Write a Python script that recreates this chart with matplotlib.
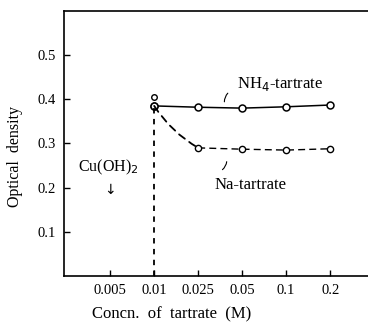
import numpy as np
import matplotlib.pyplot as plt

plt.rcParams['font.family'] = ['Liberation Serif', 'DejaVu Serif']

# concentrations shown as evenly spaced categories
conc_labels = ["0.005", "0.01", "0.025", "0.05", "0.1", "0.2"]
nh4_conc = ["0.01", "0.025", "0.05", "0.1", "0.2"]
nh4_od = [0.385, 0.382, 0.380, 0.383, 0.387]
na_conc = ["0.01", "0.025", "0.05", "0.1", "0.2"]
na_od = [0.385, 0.290, 0.287, 0.285, 0.288]
extra_conc = "0.01"
extra_od = 0.405
yticks = [0.1, 0.2, 0.3, 0.4, 0.5]

pos = {lab: i for i, lab in enumerate(conc_labels)}

fig = plt.figure(figsize=(3.68, 3.22), dpi=100)
ax = fig.add_axes([0.174, 0.143, 0.826, 0.823])

xn = [pos[c] for c in nh4_conc]
xa = [pos[c] for c in na_conc]

ax.plot(xn, nh4_od, '-', color='black', lw=1.1, marker='o', ms=5,
        mfc='white', mec='black', mew=1.1)
# sodium tartrate: curved drop from first point, then dashed plateau
ax.annotate("", xy=(xa[1], na_od[1]), xytext=(xa[0], na_od[0]),
            arrowprops=dict(arrowstyle='-', color='black', lw=1.3, ls=(0, (4, 3)),
                            connectionstyle="arc3,rad=0.12",
                            shrinkA=0, shrinkB=0))
ax.plot(xa[1:], na_od[1:], color='black', lw=1.0, ls=(0, (5, 3)), marker='o', ms=4.5,
        mfc='white', mec='black', mew=1.0)
ax.plot([pos[extra_conc]], [extra_od], 'o', ms=4, mfc='white', mec='black', mew=1.0)
ax.plot(xa[0], na_od[0], 'o', ms=5, mfc='white', mec='black', mew=1.1)
# precipitation boundary
ax.plot([pos["0.01"], pos["0.01"]], [0, na_od[0]], color='black', lw=1.3, ls=(0, (3, 3)))

ax.set_xlim(-1.05, 5.86)
ax.set_ylim(0, 0.6)
ax.set_xticks(range(len(conc_labels)))
ax.set_xticklabels(conc_labels)
ax.set_yticks(yticks)
ax.set_yticklabels([f"{v:.1f}" for v in yticks])
ax.tick_params(direction='in', length=4, width=1, labelsize=10.5, pad=6)
ax.spines['right'].set_visible(False)
for s in ['left', 'top', 'bottom']:
    ax.spines[s].set_linewidth(1.2)

ax.set_xlabel("Concn.  of  tartrate  (M)", fontsize=12)
ax.set_ylabel("Optical  density", fontsize=11.5)
ax.xaxis.set_label_coords(0.355, -0.115)
ax.yaxis.set_label_coords(-0.135, 0.45)

ax.text(2.88, 0.435, "NH$_4$-tartrate", fontsize=12, ha='left', va='center')
ax.annotate("", xy=(2.6, 0.388), xytext=(2.72, 0.418),
            arrowprops=dict(arrowstyle='-', color='black', lw=0.8,
                            connectionstyle="arc3,rad=0.3"))
ax.text(2.38, 0.207, "Na-tartrate", fontsize=12, ha='left', va='center')
ax.annotate("", xy=(2.65, 0.265), xytext=(2.5, 0.237),
            arrowprops=dict(arrowstyle='-', color='black', lw=0.8,
                            connectionstyle="arc3,rad=0.3"))
ax.text(-0.05, 0.245, "Cu(OH)$_2$", fontsize=11.5, ha='center', va='center')
ax.text(0.0, 0.195, "↓", fontsize=10, ha='center', va='center', family='DejaVu Sans')

fig.savefig("out.png", dpi=100)
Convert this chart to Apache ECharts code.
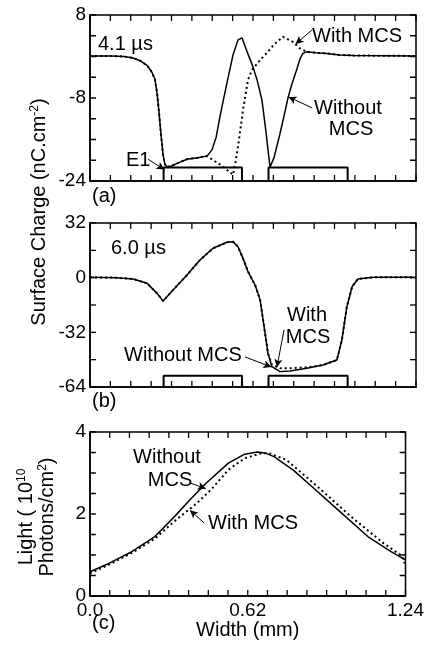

Exercise:
Restate word for word every line from the top of the entries above to the line with "plt.rcParams['font.family'] = ['Liberation", inclusive, and skip any pictures.

Problem solution:
Write a Python script that recreates this chart with matplotlib.
import numpy as np
import matplotlib.pyplot as plt

plt.rcParams['font.family'] = ['Liberation Serif', 'DejaVu Serif']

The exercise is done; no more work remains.